At 170 pages, one should expect accessibility, and not encyclopedic depth. As a mathematician with some knowledge of computer science and almost no background in biology, the reviewer found it easy to follow discussions of the basic biological principles, and was left thirsting for more. Someone looking for a discussion of why an open reading frame starts with a methionine codon instead of some other codon will have to look elsewhere. It is a sign of a good text that the reader finds oneself thirsting to learn more, and can determine where to look thanks to copious references. The text satisfies on both accounts.

The reviewer is somewhat less confident that a biologist with a weak background in mathematics or computer science can follow the computational aspects of the text. Some familiarity with more than an elementary programming skill appears to be assumed. The authors describe many algorithms in paragraph form, providing pseudocode for some algorithms, but not for others. A perusal of the website leaves the reviewer uncertain as to whether sufficient software is available to do all the exercises without writing some kind of computer program. For example; the first problem in the text directs the reader to

Download from GenBank the complete genomic sequence of Bacteriophage lambda, accession number NC_001416, and analyze its GC content with various choices of window size.

The text makes it quite clear what it means to analyze the GC content of a genome; what is missing is any direction on what tool the student should use. The sequence contains more than 48000 nucleotides, so perform the task by hand is possible, but highly nontrivial. For most tasks, especially later in the text, the authors direct the reader to a relevant online tool, but the reviewer could find no way to tackle this problem outside of sitting down and writing a short computer program.

An additional disappointment was the lack of clarity in too many figures: untitled axes do not shed light on the meaning of the plots.

In general, however, the reviewer enjoyed the book and would recommend it highly.

John Perry is an assistant professor of mathematics at the University of Southern Mississippi. His mathematical interests lie primarily in computational algebra. He once had a number interests outside of mathematics, but after three children and several home renovations he has forgotten what it means to have free time.

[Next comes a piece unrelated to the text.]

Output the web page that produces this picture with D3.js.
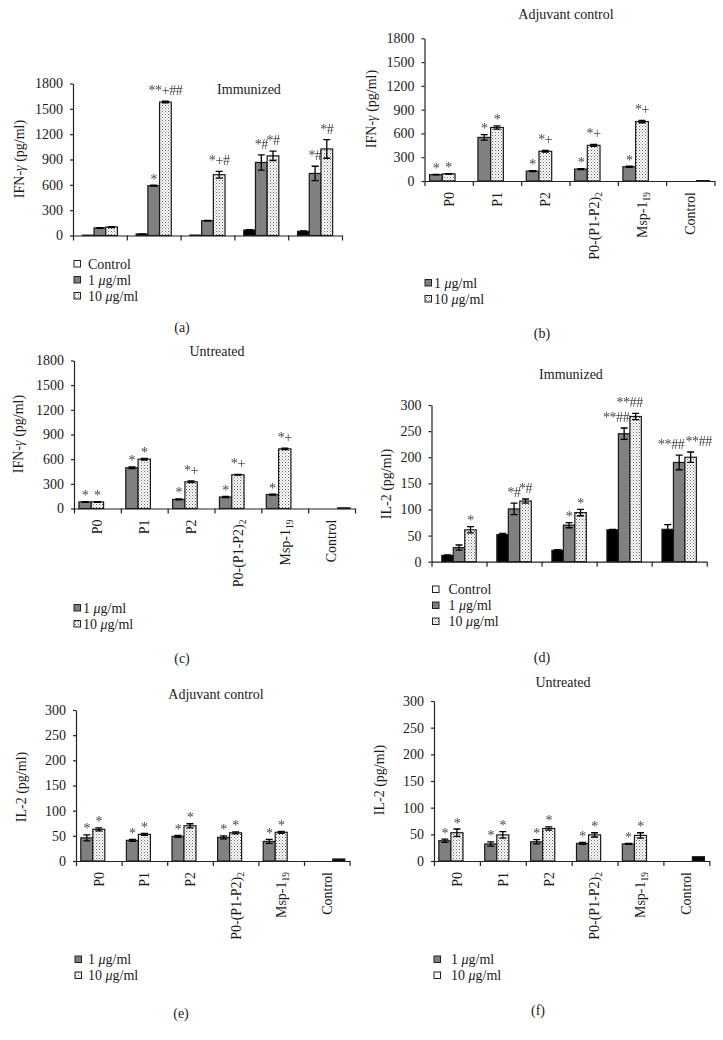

Prologue (in praise of cells); 1. The first look at a genome (sequence statistics); 2. All the sequence’s men (gene finding); 3. All in the family (sequence alignment); 4. The boulevard of broken genes (hidden Markov models); 5. Are Neanderthals among us? (variation within and between species); 6. Fighting HIV (natural selection at the molecular level); 7. SARS: a post-genomic epidemic (phylogenetic analysis); 8. Welcome to the hotel Chlamydia (whole genome comparisons); 9. The genomics of wine-making (analysis of gene expression); 10. A bed-time story (identification of regulatory sequences); Appendix.